- Qeshlaq-e Hajji Panjalu
- Coordinates: 39°21′25″N 47°33′36″E﻿ / ﻿39.35694°N 47.56000°E
- Country: Iran
- Province: Ardabil
- County: Aslan Duz
- District: Borran
- Rural District: Borran

Population (2016)
- • Total: 167
- Time zone: UTC+3:30 (IRST)

= Qeshlaq-e Hajji Panjalu =

Village in Ardabil province, Iran

Qeshlaq-e Hajji Panjalu (قشلاق حاجي پنجالو) (Note: Also romanized as Qeshlāq-e Ḩājjī Panjālū) is a village in Borran Rural District of Borran District in Aslan Duz County, Ardabil province, Iran.

==Demographics==
===Population===
At the time of the 2006 National Census, the village's population was 184 in seven households, when it was in Qeshlaq-e Gharbi Rural District of the former Aslan Duz District in Parsabad County.
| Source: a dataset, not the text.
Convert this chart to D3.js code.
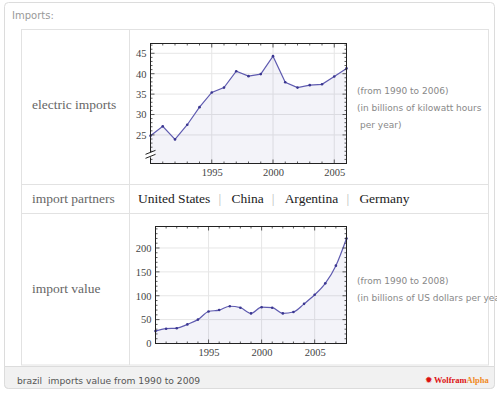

The following census in 2011 counted 167 people in 44 households. The 2016 census measured the population of the village as 167 people in 49 households.

In 2019, the district was separated from the county in the establishment of Aslan Duz County, and the rural district was transferred to the new Borran District. Qeshlaq-e Hajji Panjalu was transferred to Borran Rural District created in the district.